El jardín de las maravillas
Se dice que estos personajes míticos y animales fantásticos, salpicados de máximas herméticas escritas en ánforas o en muros de piedra que pueblan este bosque, parecen transmitir el secreto de un camino iniciático que, en la medida que se avanza en él, parece transportar también al interior de uno mismo, mostrándonos las pruebas, los umbrales y los peligros del sendero que conduce a la conquista interior.
Un ejemplo son las dos esfinges que flanquean la entrada, moradores benignos del umbral que en vez de inquirir con severidad nos recomiendan con advertencias: «Quien con la ceja arqueada y el labio apretado no va por este lugar, carece de admiración, pues éste es uno de los lugares solitarios más famosos del mundo?» «Tú que entras aquí, pon tu mente aparte y dime si puede ser que tanta maravilla esté hecha por engaño o por un arte puro».
Siguiendo el sendero, se pueden ver los rostros de Jano, Hécate, Saturno y Fauno así como una enorme cabeza con las fauces abiertas dispuesta a devorarnos, adornada con espumeantes olas de mar.
Siguiendo el recorrido nos topamos también con un gigante (Hércules) descuartizando a Caco «el que roba el sustento de los más indefensos». Es la lucha entre el bien y el mal. En lo moral, representa la victoria sobre uno mismo, de aquello que nos convierte en héroes sobre lo que nos transforma en ladrones.
Junto al gigante, en un recodo donde el agua salta entre las rocas, una tortuga se enfrenta desafiante a una ballena. Sobre el caparazón, un jarrón invertido y una esfera alzan a una Victoria. La tortuga, lenta pero constante, es el símbolo de la paciencia, que se enfrenta al abismo del tiempo, es el lema renacentista «medita mucho tiempo y actúa con rapidez».
Surgen igualmente Pegaso, símbolo platónico del alma que vuelve al mundo de lo inteligible, al mundo de los arquetipos, donde habitan la Belleza, la Verdad, la Justicia y el Bien; las tres Gracias y a sus hermanas las Musas, símbolo del aprendizaje, de la instrucción, es presentarse ante las guardianas de las ciencias y las artes; una Casa inclinada, construida aprovechando la inclinación de la roca, e imposible de habitar pues nada más entrar te envuelve una sensación constante de vértigo y es cuando se entiende la máxima en latín esculpida en la entrada: «Animus Quiescendo fit prudentior, ergo» («Buscar tranquilidad para que el alma gane en prudencia»). Es la casa de la Fama, tan inestable como efímera e ilusoria, recordándonos los vaivenes de la Fortuna que nos hacen padecer sufrimientos por las cosas pasajeras. También nos encontraremos con la Fuente de la Sabiduría, custodiada por Neptuno.
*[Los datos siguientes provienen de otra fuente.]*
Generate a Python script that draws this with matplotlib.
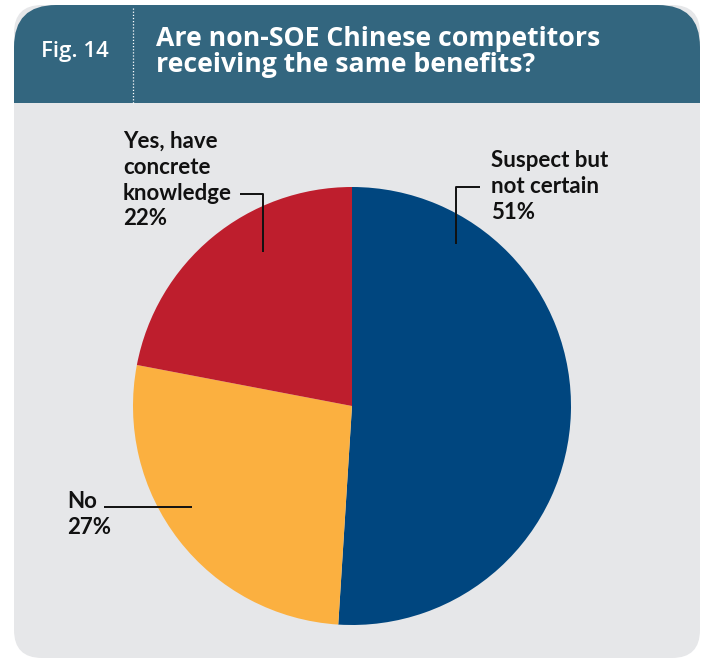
"""Fig. 14 survey pie: are non-SOE Chinese competitors receiving the same benefits?"""
import matplotlib
matplotlib.use("Agg")
import matplotlib.pyplot as plt
from matplotlib.patches import FancyBboxPatch, Rectangle

labels = ["Suspect but\nnot certain", "No", "Yes, have\nconcrete\nknowledge"]
shares = [51, 27, 22]
colors = ["#00467f", "#fbb040", "#be1e2d"]

HEADER = "#33667f"
PANEL = "#e6e7e9"
W, H = 704, 660

fig = plt.figure(figsize=(W / 100, H / 100), dpi=100)
ax = fig.add_axes([0, 0, 1, 1])


def y(v):
    # work in pixel rows measured from the top
    return H - v


# panel and header band
ax.add_patch(FancyBboxPatch((14 + 28, y(658) + 28), 686 - 56, 653 - 56,
                            boxstyle="round,pad=28", fc=PANEL, ec="none"))
ax.add_patch(FancyBboxPatch((14 + 42, y(150) + 42), 686 - 84, 145 - 84,
                            boxstyle="round,pad=42", fc=HEADER, ec="none"))
ax.add_patch(Rectangle((14, y(170)), 686, 67, fc=PANEL, ec="none"))

ax.plot([133, 133], [y(8), y(103)], color="white", lw=0.9, ls=(0, (1, 1.5)))
ax.text(75, y(52), "Fig. 14", color="white", fontsize=16, fontfamily="Open Sans",
        fontweight="semibold", ha="center", va="center")
ax.text(156, y(52), "Are non-SOE Chinese competitors\nreceiving the same benefits?",
        color="white", fontsize=19.2, fontfamily="Open Sans", fontweight="bold",
        ha="left", va="center", linespacing=1.0)

# pie, clockwise from twelve o'clock
cx, cy, r = 352, y(406), 219
ax.pie(shares, colors=colors, startangle=90, counterclock=False,
       center=(cx, cy), radius=r, wedgeprops=dict(linewidth=0))

lab_kw = dict(fontsize=16, fontfamily="Lato", fontweight="bold", color="#111111",
              ha="left", va="top", linespacing=1.28)
ax.text(491, y(150), f"{labels[0]}\n{shares[0]}%", **lab_kw)
ax.text(67, y(491), f"{labels[1]}\n{shares[1]}%", **lab_kw)
ax.text(123, y(131), f"{labels[2]}\n{shares[2]}%", **lab_kw)

lk = dict(color="#111111", lw=1.4, solid_capstyle="butt")
ax.plot([480, 456, 456], [y(187), y(187), y(244)], **lk)
ax.plot([104, 192], [y(507), y(507)], **lk)
ax.plot([240, 263, 263], [y(194), y(194), y(252)], **lk)

ax.set_xlim(0, W)
ax.set_ylim(0, H)
ax.set_aspect("equal")
ax.axis("off")
fig.savefig("out.png", dpi=100, facecolor="white")
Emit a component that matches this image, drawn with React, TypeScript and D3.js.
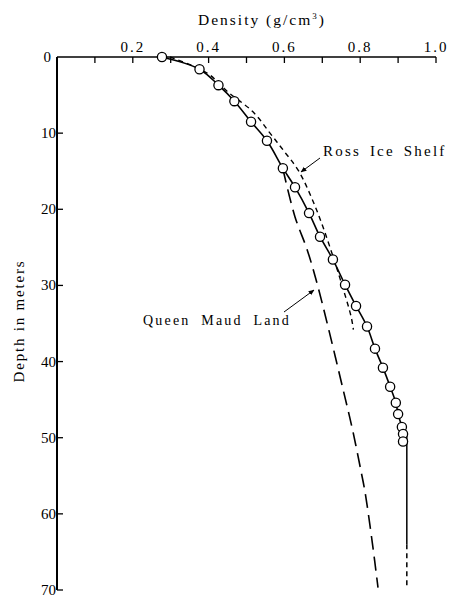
import * as d3 from "d3"

// measured station (circles), density g/cm3 vs depth m
const obsDensity = [0.277, 0.376, 0.426, 0.468, 0.512, 0.554, 0.596, 0.628, 0.665, 0.694, 0.728, 0.76, 0.789, 0.818, 0.839, 0.86, 0.879, 0.894, 0.9, 0.91, 0.913, 0.913]
const obsDepth = [0, 1.6, 3.7, 5.8, 8.5, 11.0, 14.6, 17.1, 20.5, 23.6, 26.6, 29.9, 32.7, 35.4, 38.3, 40.8, 43.3, 45.4, 46.9, 48.6, 49.5, 50.5]

// solid vertical tail, then dashed extension
const tailDensity = [0.923, 0.923]
const tailDepth = [49.5, 64]
const extDensity = [0.923, 0.923]
const extDepth = [64, 69.5]

const rossDensity = [0.298, 0.396, 0.451, 0.517, 0.562, 0.598, 0.638, 0.685, 0.725, 0.748, 0.776, 0.782]
const rossDepth = [0, 2.1, 4.6, 7.2, 10.0, 12.3, 15.0, 20.1, 25.7, 29.3, 34.1, 35.8]

const maudDensity = [0.596, 0.628, 0.66, 0.686, 0.715, 0.755, 0.78, 0.803, 0.813, 0.832, 0.847]
const maudDepth = [14.7, 21, 25.3, 29.7, 35.4, 43.7, 49, 54.6, 57.2, 63.8, 69.7]

const xTicks = [0.1, 0.2, 0.3, 0.4, 0.5, 0.6, 0.7, 0.8, 0.9, 1.0]
const xLabels = ["0.2", "0.4", "0.6", "0.8", "1.0"]
const yTicks = [10, 20, 30, 40, 50, 60, 70]

const W = 453
const H = 601

export default function App() {
  const x = d3.scaleLinear().domain([0, 1]).range([57, 436])
  const y = d3.scaleLinear().domain([0, 70]).range([57, 590])

  const toPts = (xs: number[], ys: number[]) => xs.map((v, i) => [v, ys[i]] as [number, number])
  const smooth = d3
    .line<[number, number]>()
    .x((d) => x(d[0]))
    .y((d) => y(d[1]))
    .curve(d3.curveCatmullRom)
  const straight = d3
    .line<[number, number]>()
    .x((d) => x(d[0]))
    .y((d) => y(d[1]))

  const obs = toPts(obsDensity, obsDepth)
  const font = "'Liberation Serif', 'DejaVu Serif', serif"

  return (
    <svg
      width={W}
      height={H}
      style={{ position: "absolute", left: 0, top: 0, background: "#fff" }}
      fontFamily={font}
    >
      <defs>
        <marker id="arr" viewBox="0 0 10 10" refX="9" refY="5" markerWidth="6" markerHeight="6" orient="auto">
          <path d="M0,1 L10,5 L0,9 z" fill="#000" />
        </marker>
      </defs>

      {/* title */}
      <text x={198} y={25} fontSize={15.5} letterSpacing={2}>
        Density (g/cm<tspan fontSize={9} dy={-6}>3</tspan>
        <tspan dy={6}>)</tspan>
      </text>

      {/* top axis */}
      <line x1={x(0)} x2={x(1)} y1={y(0)} y2={y(0)} stroke="#000" strokeWidth={1.6} />
      {xTicks.map((t) => (
        <line key={t} x1={x(t)} x2={x(t)} y1={y(0)} y2={y(0) + 6} stroke="#000" strokeWidth={1.3} />
      ))}
      {xLabels.map((l) => (
        <text key={l} x={x(+l)} y={52} textAnchor="middle" fontSize={15} letterSpacing={2}>
          {l}
        </text>
      ))}
      <text x={51} y={y(0) + 5} textAnchor="end" fontSize={15}>
        0
      </text>

      {/* left axis */}
      <line x1={x(0)} x2={x(0)} y1={y(0)} y2={y(70)} stroke="#000" strokeWidth={2} />
      {yTicks.map((t) => (
        <g key={t}>
          <line x1={x(0)} x2={x(0) + 6} y1={y(t)} y2={y(t)} stroke="#000" strokeWidth={1.3} />
          <text x={x(0) - 1} y={y(t) + 5} textAnchor="end" fontSize={15}>
            {t}
          </text>
        </g>
      ))}
      <text
        transform={`translate(24,${321}) rotate(-90)`}
        textAnchor="middle"
        fontSize={15}
        letterSpacing={1.8}
      >
        Depth in meters
      </text>

      {/* curves */}
      <path d={smooth(toPts(rossDensity, rossDepth)) ?? ""} fill="none" stroke="#000" strokeWidth={1.4} strokeDasharray="5,4" />
      <path d={smooth(toPts(maudDensity, maudDepth)) ?? ""} fill="none" stroke="#000" strokeWidth={1.6} strokeDasharray="14,7" />
      <path d={smooth(obs) ?? ""} fill="none" stroke="#000" strokeWidth={1.6} />
      <path d={straight(toPts(tailDensity, tailDepth)) ?? ""} fill="none" stroke="#000" strokeWidth={1.5} />
      <path d={straight(toPts(extDensity, extDepth)) ?? ""} fill="none" stroke="#000" strokeWidth={1.5} strokeDasharray="5,4" />
      {obs.map((d, i) => (
        <circle key={i} cx={x(d[0])} cy={y(d[1])} r={4.6} fill="#fff" stroke="#000" strokeWidth={1.3} />
      ))}

      {/* labels */}
      <text x={323} y={156} fontSize={15} letterSpacing={2.2} wordSpacing={3}>
        Ross Ice Shelf
      </text>
      <line x1={320} y1={158} x2={301} y2={172} stroke="#000" strokeWidth={1} markerEnd="url(#arr)" />
      <text x={143} y={325} fontSize={14} letterSpacing={2.2} wordSpacing={5}>
        Queen Maud Land
      </text>
      <line x1={284} y1={312} x2={314} y2={290} stroke="#000" strokeWidth={1} markerEnd="url(#arr)" />
    </svg>
  )
}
Es en fin, como argumentan los estudiosos de lo hermético, un combate por la conquista de la conciencia más allá del tiempo que se representa mediante La puerta, la figura más conocida y sobrecogedora del jardín: el Ogro. Una enorme cabeza petrificada con un grito de dolor y espanto, que nos dice «todo pensamiento es fugitivo». Es la entrada al mundo subterráneo, es la bajada a los infiernos de los relatos mitológicos. Aquél que es devorado encuentra una sala circular con un banco adosado a la pared y una mesa o altar, y descubre que no ha muerto, que la extinción no existe, más bien una sensación de serenidad, la quietud completa, el silencio, el vacío, como si los pensamientos no se atrevieran a entrar.
Al final, en un claro que se abre entre las ramas de los árboles, se encuentra Proserpina, que nos aguarda con la sonrisa hierática del misterio de la inmortalidad. Ella da la bienvenida al lugar del que ya no se retorna, la meta, la conquista y el premio: «De vuestro ingenio angélico y celeste, de la bella alma y del pensar ardiente de fuego puro e inmortal, hace clarísima alianza en todo gesto la belleza que como regalo has tenido del cielo», nos dice.
El jardín fue abandonado durante más de 400 años. El musgo fue conquistando terreno en la roca viva de las estatuas, pero a mediados del siglo XX la familia Bettini se hizo cargo de él y lo restauró, dándole el merecido prestigio y reconocimiento. Hoy en día está abierto al público.
La novela histórica Bomarzo, de Manuel Mújica Láinez, está ambientada en ese contexto.